Malin, Brahm n'abuse pas de ce procédé et au contraire en joue pour accentuer le suspense. Ainsi parfois le doute est entretenu sur le fait que Bone ait changé, par l'ellipse (la fin où l’on s'interroge du sort de George Sanders, l'agression inattendue de Faye Marlowe) ou par l'expression opaque de Laird Cregar tel cet ultime concert où l'on ne sait si c'est "l'autre" qui joue (ou ce passage ou l'on comprend qu'il a repris conscience uniquement parce qu'il va chercher son chat). Plus on avance, plus le film s'enfonce dans le cauchemar surréaliste. Si dans The Lodger le motif de l'eau courait durant tout le film, cette fois ce sera celui du feu qui fera office de libérateur de la folie de Bone. Le premier meurtre de l'antiquaire se conclut par un incendie ; et c'est durant la Bonfire Night célébrant Guy Fawkes que Bone commet son crime le plus violent avec ce moment halluciné où la foule contemple un gigantesque bûcher.

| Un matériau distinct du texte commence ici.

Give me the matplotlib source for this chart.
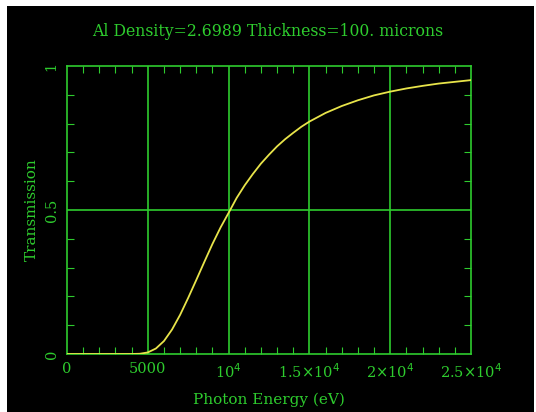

Enfin, c'est bien évidemment le concert final qui fera office de catharsis avec Bone jouant seul, indifférant à l'apocalypse qui se déchaîne autour de lui. Ce moment est l'aboutissement d'une longue conclusion où Brahm aura exploité la grandiloquence en plusieurs motifs illustrant l'esprit malade de Laird Cregar. La caméra virevolte dans la salle de concert, revenant constamment au visage déformé de Bone déchaîné sur son piano, le décor devient de plus en plus irréel et les souvenirs affluent où il se souvient enfin de tous ses terribles actes. Le score magistral de Bernard Herrmann est au diapason avec un Hangover Square Concerto qui gagne en ampleur au fil du film, jouant sur les dissonances sources des changements de Bone et faisant tonner son entêtant thème de piano lors de cette conclusion où l'enfer s'ouvre sous nos pieds. Une réussite totale pour John Brahm, égalée ensuite avec Le Médaillon ; on peut légitimement se demander comment il n'a pas pu accéder à des films plus ambitieux après pareil tour de force et a fini à la télévision (La Quatrième Dimension, Alfred Hitchcock Presents).